Biography
Scott McNeill was born in Washington D.C. in 1969, he grew up on the east coast and graduated from Clemson University in 1991. After college, Scott became a Peace Corps Volunteer in Honduras. His job assignment took him to Valle de Angeles, an artisan village that specialized in woodcraft and ornate woodcarving. Scott lived there as Volunteer for the next two years, working as a consultant to the National Association of Honduran Artists. During his term of service, Scott worked closely with hundreds of artisans on many different projects and was accepted into their workshops and community as if he had lived there his whole life.
When his Peace Corps service ended in September of 1994, Scott was invited to apprentice relief woodcarving in the workshop of a renowned Honduran woodcarver and worked there for an additional two years. Scott learned quickly. He began painting his carved sculptures, and the town's artisans recognized him for having 'una gracia' (a gift).
Scott returned to the United States in the fall of 1996, and almost immediately his painted sculptures took a big creative leap forward. He began painting a different level of composition on top of the sculpted figures, resulting in a unique art style of intertwining layers and transcendent subject matter.

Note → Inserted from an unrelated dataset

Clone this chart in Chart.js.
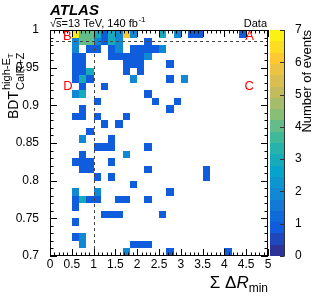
<!DOCTYPE html>
<html>
<head>
<meta charset="utf-8">
<script src="https://cdn.jsdelivr.net/npm/chart.js@4.4.1/dist/chart.umd.min.js"></script>
<style>
  html, body { margin: 0; padding: 0; background: #fff; }
</style>
</head>
<body>
<canvas id="c" width="319" height="304"></canvas>
<script>
(() => {
  'use strict'

  const F = '"Liberation Sans", Arial, Helvetica, sans-serif'

  // binning of the histogram
  const xMin = 0, xMax = 5, xStep = 5 / 30
  const yMin = 0.7, yMax = 1, yStep = 0.01
  const zMax = 7

  // filled bins: column index, row index, number of events
  const binX = [
    3, 4, 5, 6, 7, 8, 9, 10, 11, 15, 17, 19, 20, 26,
    3, 4, 5, 6, 7, 8, 9, 13,
    3, 5, 6, 8, 9, 11, 12, 13, 14, 15,
    3, 4, 8, 9, 10, 11, 12, 13,
    3, 4, 10, 11, 12, 16,
    3, 4, 5, 10, 12,
    3, 4, 5, 11, 16, 18,
    4, 7,
    3, 4, 13,
    6, 14, 17,
    4, 16,
    3, 4, 6, 10,
    7, 9,
    5,
    4, 8,
    6, 7, 8, 13,
    4, 10,
    3, 4, 5, 8,
    4, 5, 13, 21,
    6, 8, 21,
    11,
    3, 6, 16,
    3, 4, 5, 6, 9, 10, 13,
    3,
    7, 8, 9, 15,
    3,
    3, 4,
    4, 11, 12, 13,
    10, 16, 24
  ]
  const binY = [
    29, 29, 29, 29, 29, 29, 29, 29, 29, 29, 29, 29, 29, 29,
    28, 28, 28, 28, 28, 28, 28, 28,
    27, 27, 27, 27, 27, 27, 27, 27, 27, 27,
    26, 26, 26, 26, 26, 26, 26, 26,
    25, 25, 25, 25, 25, 25,
    24, 24, 24, 24, 24,
    23, 23, 23, 23, 23, 23,
    22, 22,
    21, 21, 21,
    20, 20, 20,
    19, 19,
    18, 18, 18, 18,
    17, 17,
    16,
    15, 15,
    14, 14, 14, 14,
    13, 13,
    12, 12, 12, 12,
    11, 11, 11, 11,
    10, 10, 10,
    9,
    8, 8, 8,
    7, 7, 7, 7, 7, 7, 7,
    6,
    5, 5, 5, 5,
    4,
    2, 2,
    1, 1, 1, 1,
    0, 0, 0
  ]
  const nEvents = [
    7, 4, 4, 3, 1, 3, 2, 6, 2, 3, 2, 1, 1, 1,
    2, 4, 4, 2, 1, 3, 2, 1,
    2, 1, 1, 1, 2, 1, 1, 1, 1, 2,
    1, 1, 1, 1, 1, 1, 1, 2,
    1, 1, 1, 1, 1, 1,
    1, 1, 3, 1, 1,
    1, 3, 1, 2, 1, 2,
    1, 1,
    2, 3, 1,
    1, 1, 1,
    1, 1,
    1, 1, 1, 1,
    1, 1,
    1,
    2, 1,
    1, 1, 1, 1,
    1, 2,
    1, 1, 1, 1,
    1, 1, 1, 1,
    1, 1, 1,
    1,
    2, 2, 1,
    1, 3, 1, 1, 1, 1, 1,
    1,
    1, 1, 1, 1,
    1,
    1, 2,
    2, 1, 1, 1,
    2, 1, 1
  ]

  // region labels
  const regionNames = ['A', 'B', 'C', 'D']
  const regionX = [4.58, 0.4, 4.57, 0.41]
  const regionY = [0.991, 0.991, 0.925, 0.925]

  // ROOT kBird palette
  const bird = [
    [0.2082, 0.1664, 0.5293], [0.0592, 0.3599, 0.8684], [0.0780, 0.5041, 0.8385],
    [0.0232, 0.6419, 0.7914], [0.1802, 0.7178, 0.6425], [0.5301, 0.7492, 0.4662],
    [0.8186, 0.7328, 0.3499], [0.9956, 0.7862, 0.1968], [0.9764, 0.9832, 0.0539]
  ]
  const nLevels = 20
  function birdColor (f) {
    f = Math.min(1, Math.max(0, f))
    const p = f * 8
    const k = Math.min(7, Math.floor(p))
    const t = p - k
    const a = bird[k], b = bird[k + 1]
    return 'rgb(' + [0, 1, 2].map(c => Math.round(255 * (a[c] + (b[c] - a[c]) * t))).join(',') + ')'
  }
  function levelColor (v) {
    const lvl = Math.min(nLevels - 1, Math.floor(v / zMax * nLevels - 1e-9))
    return birdColor((lvl + 0.5) / nLevels)
  }

  const points = binX.map((i, k) => ({
    x: xMin + (i + 0.5) * xStep,
    y: yMin + (binY[k] + 0.5) * yStep,
    v: nEvents[k]
  }))

  const fmt = v => String(+(+v).toFixed(2))

  const heatmap = {
    id: 'heatmap',
    beforeDatasetsDraw (chart) {
      const { ctx, scales: { x, y } } = chart
      ctx.save()
      chart.data.datasets[0].data.forEach(p => {
        const x0 = Math.round(x.getPixelForValue(p.x - xStep / 2))
        const x1 = Math.round(x.getPixelForValue(p.x + xStep / 2))
        const y0 = Math.round(y.getPixelForValue(p.y + yStep / 2))
        const y1 = Math.round(y.getPixelForValue(p.y - yStep / 2))
        ctx.fillStyle = levelColor(p.v)
        ctx.fillRect(x0, y0, x1 - x0, y1 - y0)
      })
      ctx.restore()
    },
    afterDraw (chart) {
      const { ctx, chartArea: a, scales: { x, y, cb } } = chart
      ctx.save()

      // dashed region boundaries
      ctx.strokeStyle = '#444'
      ctx.lineWidth = 1
      ctx.setLineDash([3, 3])
      const xd = Math.round(x.getPixelForValue(1)) + 0.5
      const yd = Math.round(y.getPixelForValue(0.985)) + 0.5
      ctx.beginPath()
      ctx.moveTo(xd, a.top); ctx.lineTo(xd, a.bottom)
      ctx.moveTo(a.left, yd); ctx.lineTo(a.right, yd)
      ctx.stroke()
      ctx.setLineDash([])

      // ticks on all four sides
      ctx.strokeStyle = '#000'
      ctx.beginPath()
      for (let k = 0; k <= 50; k++) {
        const px = Math.round(x.getPixelForValue(k * 0.1)) + 0.5
        const len = k % 5 === 0 ? 7 : 3.5
        ctx.moveTo(px, a.bottom); ctx.lineTo(px, a.bottom - len)
        ctx.moveTo(px, a.top); ctx.lineTo(px, a.top + len)
      }
      for (let k = 0; k <= 30; k++) {
        const py = Math.round(y.getPixelForValue(0.7 + k * 0.01)) + 0.5
        const len = k % 5 === 0 ? 7 : 3.5
        ctx.moveTo(a.left, py); ctx.lineTo(a.left + len, py)
        ctx.moveTo(a.right, py); ctx.lineTo(a.right - len, py)
      }
      ctx.stroke()
      ctx.strokeRect(a.left + 0.5, a.top + 0.5, a.right - a.left - 1, a.bottom - a.top - 1)

      // region letters
      ctx.fillStyle = '#ff0000'
      ctx.font = '13px ' + F
      ctx.textAlign = 'center'
      ctx.textBaseline = 'middle'
      regionNames.forEach((n, k) => {
        ctx.fillText(n, x.getPixelForValue(regionX[k]), y.getPixelForValue(regionY[k]))
      })

      // colour bar
      const bx0 = a.right + 2, bx1 = a.right + 16
      for (let k = 0; k < nLevels; k++) {
        const t0 = cb.getPixelForValue(k * zMax / nLevels)
        const t1 = cb.getPixelForValue((k + 1) * zMax / nLevels)
        ctx.fillStyle = birdColor((k + 0.5) / nLevels)
        ctx.fillRect(bx0, Math.round(t1), bx1 - bx0, Math.round(t0) - Math.round(t1))
      }
      ctx.strokeStyle = '#333'
      ctx.beginPath()
      ctx.moveTo(bx1 + 0.5, cb.top); ctx.lineTo(bx1 + 0.5, cb.bottom)
      for (let v = 0; v <= zMax; v++) {
        const py = Math.round(cb.getPixelForValue(v)) + 0.5
        ctx.moveTo(bx1 + 0.5, py); ctx.lineTo(bx1 - 4, py)
      }
      ctx.stroke()

      ctx.fillStyle = '#000'
      // z title
      ctx.save()
      ctx.translate(307, a.top)
      ctx.rotate(-Math.PI / 2)
      ctx.font = '13px ' + F
      ctx.textAlign = 'right'
      ctx.textBaseline = 'middle'
      ctx.fillText('Number of events', 0, 0)
      ctx.restore()

      // y title
      ctx.save()
      ctx.translate(14, 119)
      ctx.rotate(-Math.PI / 2)
      ctx.textAlign = 'left'
      ctx.textBaseline = 'middle'
      ctx.font = '14px ' + F
      ctx.fillText('BDT', 0, 0)
      const w = ctx.measureText('BDT').width + 1
      ctx.font = '11px ' + F
      ctx.fillText('high-E', w, -7)
      const w2 = ctx.measureText('high-E').width
      ctx.font = '8px ' + F
      ctx.fillText('T', w + w2, -3)
      ctx.font = '11px ' + F
      ctx.fillText('CalR+Z', w, 7)
      ctx.restore()

      // x title
      ctx.textBaseline = 'alphabetic'
      ctx.textAlign = 'left'
      const big = '17px ' + F, itBig = 'italic 17px ' + F, sub = '12px ' + F
      ctx.font = sub
      const wMin = ctx.measureText('min').width
      ctx.font = itBig
      const wR = ctx.measureText('R').width
      ctx.font = big
      const wD = ctx.measureText('\u0394').width
      const wS = ctx.measureText('\u03A3 ').width
      let px = a.right - wMin - wR - wD - wS
      ctx.fillText('\u03A3 ', px, 288); px += wS
      ctx.fillText('\u0394', px, 288); px += wD
      ctx.font = itBig
      ctx.fillText('R', px, 288); px += wR
      ctx.font = sub
      ctx.fillText('min', px, 292)

      // ATLAS label
      ctx.font = 'bold italic 15px ' + F
      ctx.fillText('ATLAS', 50, 15)
      ctx.font = '11px ' + F
      ctx.fillText('\u221A', 50, 27)
      let sx = 50 + ctx.measureText('\u221A').width
      const wsS = ctx.measureText('s').width
      ctx.fillText('s', sx, 27)
      ctx.beginPath()
      ctx.lineWidth = 1
      ctx.strokeStyle = '#000'
      ctx.moveTo(sx - 1, 18.5); ctx.lineTo(sx + wsS + 0.5, 18.5)
      ctx.stroke()
      sx += wsS
      const rest = '=13 TeV, 140 fb'
      ctx.fillText(rest, sx, 27)
      sx += ctx.measureText(rest).width
      ctx.font = '8px ' + F
      ctx.fillText('-1', sx + 0.5, 22)
      ctx.font = '11px ' + F
      ctx.textAlign = 'right'
      ctx.fillText('Data', 267, 27)

      ctx.restore()
    }
  }

  const tickFont = { family: F, size: 12 }

  // eslint-disable-next-line no-unused-vars
  const chart = new Chart(document.getElementById('c'), {
    type: 'scatter',
    data: {
      datasets: [{
        data: points,
        pointRadius: 0,
        pointHoverRadius: 0
      }]
    },
    options: {
      responsive: false,
      animation: false,
      events: [],
      layout: { padding: { top: 30, left: 0, right: 0, bottom: 0 } },
      plugins: {
        legend: { display: false },
        tooltip: { enabled: false }
      },
      scales: {
        x: {
          type: 'linear',
          min: xMin,
          max: xMax,
          grid: { display: false },
          border: { display: false },
          ticks: { stepSize: 0.5, color: '#000', font: tickFont, padding: -7, maxRotation: 0, autoSkip: false, callback: fmt },
          afterFit: s => { s.height = 48 }
        },
        y: {
          type: 'linear',
          min: yMin,
          max: yMax,
          grid: { display: false },
          border: { display: false },
          ticks: { stepSize: 0.05, color: '#000', font: tickFont, padding: 3, autoSkip: false, callback: fmt },
          afterFit: s => { s.width = 50 }
        },
        cb: {
          type: 'linear',
          position: 'right',
          min: 0,
          max: zMax,
          grid: { display: false },
          border: { display: false },
          ticks: { stepSize: 1, color: '#000', font: tickFont, padding: 19, autoSkip: false },
          afterFit: s => { s.width = 51 }
        }
      }
    },
    plugins: [heatmap]
  })
})()
</script>
</body>
</html>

Scott has been developing and refining this new multiple dimensional art form for more than twelve years now.
In 2001 he was the inaugural recipient of the Dexter Jones Award, the ‘National Sculptors Award’ for outstanding bas-relief sculpture from the National Sculpture Society, NYC. In 2003 he was awarded an artist assistance grant from The Adolph and Esther Gottlieb Foundation, followed by a grant in 2004 from The Artists' Fellowship Inc., NYC. Three art museums have exhibited Scott McNeill’s artwork, along with several art centers and galleries. His multiple dimensional painted sculptures are in numerous private collections in the United States and abroad. He currently works out of his studio in Scottsdale, Ariz.